I suggested @cwfoo open this bug report, but after investigating this issue a little further, it does seem like an odd timezone parameter...
I have a patch for undertime in here that tries to workaround that issue:
https://gitlab.com/anarcat/undertime/-/merge_requests/22
I'm not sure what the right way to go here. The best would be for dateparser to accept actual tzinfo objects instead of having to pass them as a string in the environment.
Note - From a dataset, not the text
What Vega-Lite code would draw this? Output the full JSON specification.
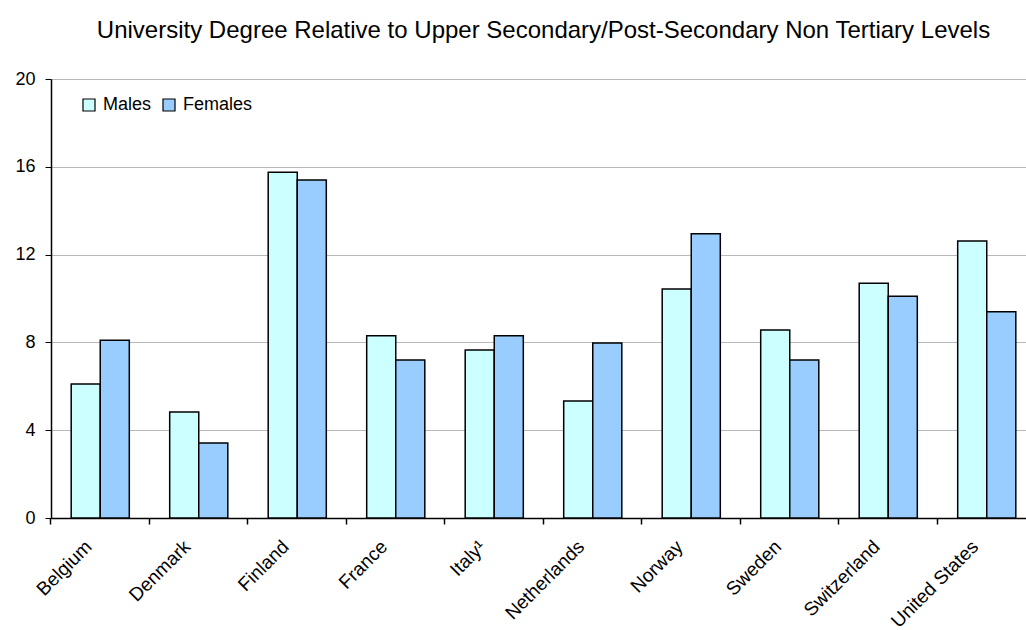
{
  "$schema": "https://vega.github.io/schema/vega-lite/v6.json",
  "autosize": {"type": "pad"},
  "padding": {"left": 14, "top": 19, "right": 0, "bottom": 0},
  "width": 985,
  "height": 439,
  "background": "white",
  "title": {
    "text": "University Degree Relative to Upper Secondary/Post-Secondary Non Tertiary Levels",
    "font": "Liberation Sans",
    "fontSize": 24,
    "fontWeight": "normal",
    "color": "black",
    "offset": 27
  },
  "config": {
    "view": {"stroke": null},
    "font": "Liberation Sans"
  },
  "data": {
    "values": [
      {"country": "Belgium", "sex": "Males", "value": 6.1},
      {"country": "Belgium", "sex": "Females", "value": 8.1},
      {"country": "Denmark", "sex": "Males", "value": 4.83},
      {"country": "Denmark", "sex": "Females", "value": 3.42},
      {"country": "Finland", "sex": "Males", "value": 15.75},
      {"country": "Finland", "sex": "Females", "value": 15.4},
      {"country": "France", "sex": "Males", "value": 8.3},
      {"country": "France", "sex": "Females", "value": 7.2},
      {"country": "Italy¹", "sex": "Males", "value": 7.65},
      {"country": "Italy¹", "sex": "Females", "value": 8.3},
      {"country": "Netherlands", "sex": "Males", "value": 5.33},
      {"country": "Netherlands", "sex": "Females", "value": 7.97},
      {"country": "Norway", "sex": "Males", "value": 10.43},
      {"country": "Norway", "sex": "Females", "value": 12.95},
      {"country": "Sweden", "sex": "Males", "value": 8.56},
      {"country": "Sweden", "sex": "Females", "value": 7.2},
      {"country": "Switzerland", "sex": "Males", "value": 10.7},
      {"country": "Switzerland", "sex": "Females", "value": 10.1},
      {"country": "United States", "sex": "Males", "value": 12.62},
      {"country": "United States", "sex": "Females", "value": 9.4}
    ]
  },
  "layer": [
    {
      "mark": {"type": "bar", "stroke": "black", "strokeWidth": 1.5},
      "encoding": {
        "x": {
          "field": "country",
          "type": "nominal",
          "sort": null,
          "scale": {"paddingInner": 0.41, "paddingOuter": 0.205},
          "axis": {
            "orient": "bottom",
            "title": null,
            "labelAngle": -45,
            "labelFontSize": 19,
            "labelColor": "black",
            "labelPadding": 19,
            "labelOffset": -18,
            "ticks": false,
            "domainColor": "black",
            "domainWidth": 1.5
          }
        },
        "xOffset": {"field": "sex", "type": "nominal", "sort": ["Males", "Females"], "scale": {"paddingInner": 0, "paddingOuter": 0}},
        "y": {
          "field": "value",
          "type": "quantitative",
          "scale": {"domain": [0, 20], "nice": false},
          "axis": {
            "title": null,
            "values": [0, 4, 8, 12, 16, 20],
            "labelFontSize": 18,
            "labelColor": "black",
            "labelPadding": 10,
            "tickColor": "black",
            "tickSize": 6,
            "domainColor": "black",
            "domainWidth": 1.5,
            "gridColor": "#b8b8b8",
            "gridWidth": 1.2
          }
        },
        "fill": {
          "field": "sex",
          "type": "nominal",
          "sort": ["Males", "Females"],
          "scale": {"domain": ["Males", "Females"], "range": ["#CCFFFF", "#99CCFF"]},
          "legend": {
            "title": null,
            "orient": "none",
            "legendX": 29,
            "legendY": 17,
            "direction": "horizontal",
            "symbolType": "square",
            "symbolSize": 144,
            "symbolStrokeColor": "black",
            "symbolStrokeWidth": 1.2,
            "labelFontSize": 18,
            "labelColor": "black",
            "labelOffset": 5,
            "columnPadding": 8
          }
        }
      }
    },
    {
      "mark": {"type": "bar", "opacity": 0},
      "encoding": {
        "x": {
          "field": "country",
          "type": "nominal",
          "sort": null,
          "axis": {
            "orient": "bottom",
            "title": null,
            "labels": false,
            "domain": false,
            "grid": false,
            "ticks": true,
            "tickColor": "black",
            "tickWidth": 1.5,
            "tickSize": 6,
            "bandPosition": -0.3475
          }
        },
        "y": {"field": "value", "type": "quantitative", "stack": null}
      }
    }
  ],
  "resolve": {"axis": {"x": "independent"}}
}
but after investigating this issue a little further, it does seem like an odd timezone parameter...
Indeed.
The best would be for dateparser to accept actual tzinfo objects instead of having to pass them as a string in the environment.
Sounds like a valid enhancement.
Maybe you could edit the title and description of the issue to be about this enhancement. Or close this issue and open a new one about the enhancement.